▸ What you need to do: Transcribe all of the material exactly. Any picture in it should be left out.

▸ Input for this task:
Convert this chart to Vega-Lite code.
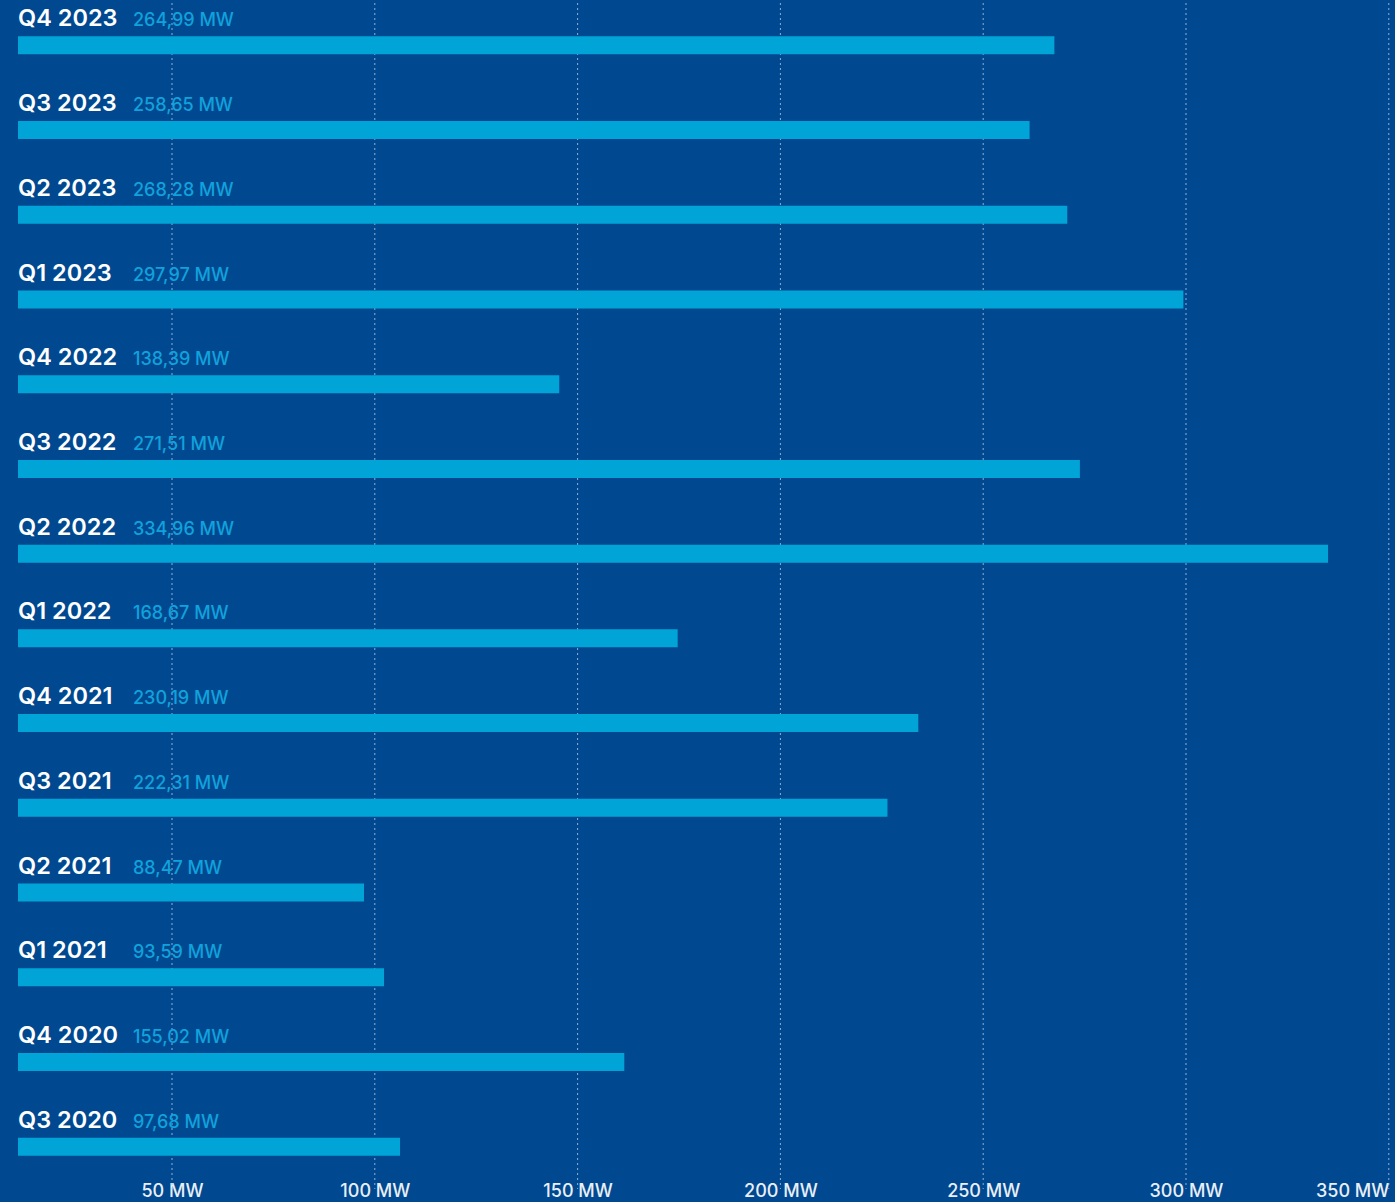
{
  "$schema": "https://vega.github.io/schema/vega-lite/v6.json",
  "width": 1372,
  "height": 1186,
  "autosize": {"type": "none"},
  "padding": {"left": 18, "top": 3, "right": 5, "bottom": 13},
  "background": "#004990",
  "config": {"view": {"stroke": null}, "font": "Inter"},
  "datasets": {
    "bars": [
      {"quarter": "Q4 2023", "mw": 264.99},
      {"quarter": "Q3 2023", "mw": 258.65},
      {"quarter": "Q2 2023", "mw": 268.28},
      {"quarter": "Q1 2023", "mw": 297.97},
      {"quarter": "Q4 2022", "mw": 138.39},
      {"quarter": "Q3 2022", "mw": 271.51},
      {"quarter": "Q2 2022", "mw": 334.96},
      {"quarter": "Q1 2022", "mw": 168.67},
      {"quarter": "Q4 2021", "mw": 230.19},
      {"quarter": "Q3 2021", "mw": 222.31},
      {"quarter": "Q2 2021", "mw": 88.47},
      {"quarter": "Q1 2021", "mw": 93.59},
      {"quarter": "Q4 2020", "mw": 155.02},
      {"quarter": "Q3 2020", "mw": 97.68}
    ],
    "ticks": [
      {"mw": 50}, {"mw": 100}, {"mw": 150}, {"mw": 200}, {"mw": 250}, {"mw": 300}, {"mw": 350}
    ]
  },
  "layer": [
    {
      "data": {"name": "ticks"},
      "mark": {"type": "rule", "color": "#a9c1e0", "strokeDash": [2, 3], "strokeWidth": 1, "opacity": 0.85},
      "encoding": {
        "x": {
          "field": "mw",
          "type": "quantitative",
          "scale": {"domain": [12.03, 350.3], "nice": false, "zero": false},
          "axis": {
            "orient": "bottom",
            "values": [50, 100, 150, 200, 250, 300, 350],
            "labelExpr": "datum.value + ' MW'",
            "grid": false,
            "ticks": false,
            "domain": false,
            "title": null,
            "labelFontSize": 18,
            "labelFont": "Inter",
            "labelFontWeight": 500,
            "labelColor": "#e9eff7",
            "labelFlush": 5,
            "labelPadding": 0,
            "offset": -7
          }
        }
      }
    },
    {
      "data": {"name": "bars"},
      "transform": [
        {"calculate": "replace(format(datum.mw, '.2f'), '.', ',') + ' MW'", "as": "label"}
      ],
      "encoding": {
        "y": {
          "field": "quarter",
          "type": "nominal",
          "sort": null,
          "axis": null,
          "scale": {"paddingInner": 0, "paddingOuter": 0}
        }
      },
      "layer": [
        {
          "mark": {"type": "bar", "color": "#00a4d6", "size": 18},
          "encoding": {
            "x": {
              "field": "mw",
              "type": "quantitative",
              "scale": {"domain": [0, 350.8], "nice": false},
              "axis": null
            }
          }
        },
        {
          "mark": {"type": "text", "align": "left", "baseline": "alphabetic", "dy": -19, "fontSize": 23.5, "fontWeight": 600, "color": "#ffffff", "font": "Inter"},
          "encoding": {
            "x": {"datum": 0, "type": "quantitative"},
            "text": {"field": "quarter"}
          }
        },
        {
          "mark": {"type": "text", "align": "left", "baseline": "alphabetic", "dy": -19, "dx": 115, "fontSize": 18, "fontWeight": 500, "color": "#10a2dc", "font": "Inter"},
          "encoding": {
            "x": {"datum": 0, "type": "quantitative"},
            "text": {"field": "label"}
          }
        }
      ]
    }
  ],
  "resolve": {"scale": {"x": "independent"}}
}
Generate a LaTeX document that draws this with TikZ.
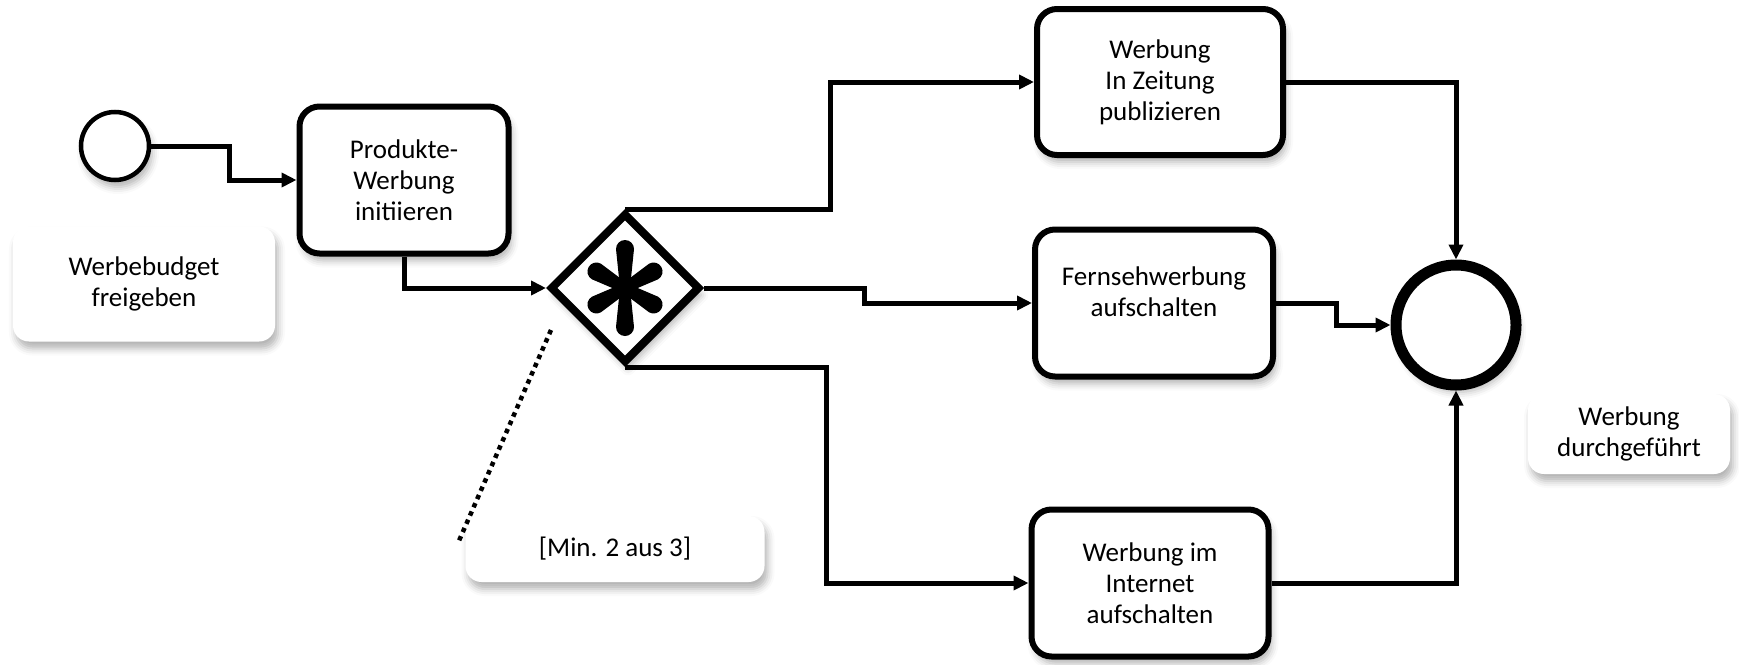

▸ Output of the task:
Convert this chart to Vega-Lite code.
{
  "$schema": "https://vega.github.io/schema/vega-lite/v6.json",
  "width": 1372,
  "height": 1186,
  "autosize": {"type": "none"},
  "padding": {"left": 18, "top": 3, "right": 5, "bottom": 13},
  "background": "#004990",
  "config": {"view": {"stroke": null}, "font": "Inter"},
  "datasets": {
    "bars": [
      {"quarter": "Q4 2023", "mw": 264.99},
      {"quarter": "Q3 2023", "mw": 258.65},
      {"quarter": "Q2 2023", "mw": 268.28},
      {"quarter": "Q1 2023", "mw": 297.97},
      {"quarter": "Q4 2022", "mw": 138.39},
      {"quarter": "Q3 2022", "mw": 271.51},
      {"quarter": "Q2 2022", "mw": 334.96},
      {"quarter": "Q1 2022", "mw": 168.67},
      {"quarter": "Q4 2021", "mw": 230.19},
      {"quarter": "Q3 2021", "mw": 222.31},
      {"quarter": "Q2 2021", "mw": 88.47},
      {"quarter": "Q1 2021", "mw": 93.59},
      {"quarter": "Q4 2020", "mw": 155.02},
      {"quarter": "Q3 2020", "mw": 97.68}
    ],
    "ticks": [
      {"mw": 50}, {"mw": 100}, {"mw": 150}, {"mw": 200}, {"mw": 250}, {"mw": 300}, {"mw": 350}
    ]
  },
  "layer": [
    {
      "data": {"name": "ticks"},
      "mark": {"type": "rule", "color": "#a9c1e0", "strokeDash": [2, 3], "strokeWidth": 1, "opacity": 0.85},
      "encoding": {
        "x": {
          "field": "mw",
          "type": "quantitative",
          "scale": {"domain": [12.03, 350.3], "nice": false, "zero": false},
          "axis": {
            "orient": "bottom",
            "values": [50, 100, 150, 200, 250, 300, 350],
            "labelExpr": "datum.value + ' MW'",
            "grid": false,
            "ticks": false,
            "domain": false,
            "title": null,
            "labelFontSize": 18,
            "labelFont": "Inter",
            "labelFontWeight": 500,
            "labelColor": "#e9eff7",
            "labelFlush": 5,
            "labelPadding": 0,
            "offset": -7
          }
        }
      }
    },
    {
      "data": {"name": "bars"},
      "transform": [
        {"calculate": "replace(format(datum.mw, '.2f'), '.', ',') + ' MW'", "as": "label"}
      ],
      "encoding": {
        "y": {
          "field": "quarter",
          "type": "nominal",
          "sort": null,
          "axis": null,
          "scale": {"paddingInner": 0, "paddingOuter": 0}
        }
      },
      "layer": [
        {
          "mark": {"type": "bar", "color": "#00a4d6", "size": 18},
          "encoding": {
            "x": {
              "field": "mw",
              "type": "quantitative",
              "scale": {"domain": [0, 350.8], "nice": false},
              "axis": null
            }
          }
        },
        {
          "mark": {"type": "text", "align": "left", "baseline": "alphabetic", "dy": -19, "fontSize": 23.5, "fontWeight": 600, "color": "#ffffff", "font": "Inter"},
          "encoding": {
            "x": {"datum": 0, "type": "quantitative"},
            "text": {"field": "quarter"}
          }
        },
        {
          "mark": {"type": "text", "align": "left", "baseline": "alphabetic", "dy": -19, "dx": 115, "fontSize": 18, "fontWeight": 500, "color": "#10a2dc", "font": "Inter"},
          "encoding": {
            "x": {"datum": 0, "type": "quantitative"},
            "text": {"field": "label"}
          }
        }
      ]
    }
  ],
  "resolve": {"scale": {"x": "independent"}}
}
Generate a LaTeX document that draws this with TikZ.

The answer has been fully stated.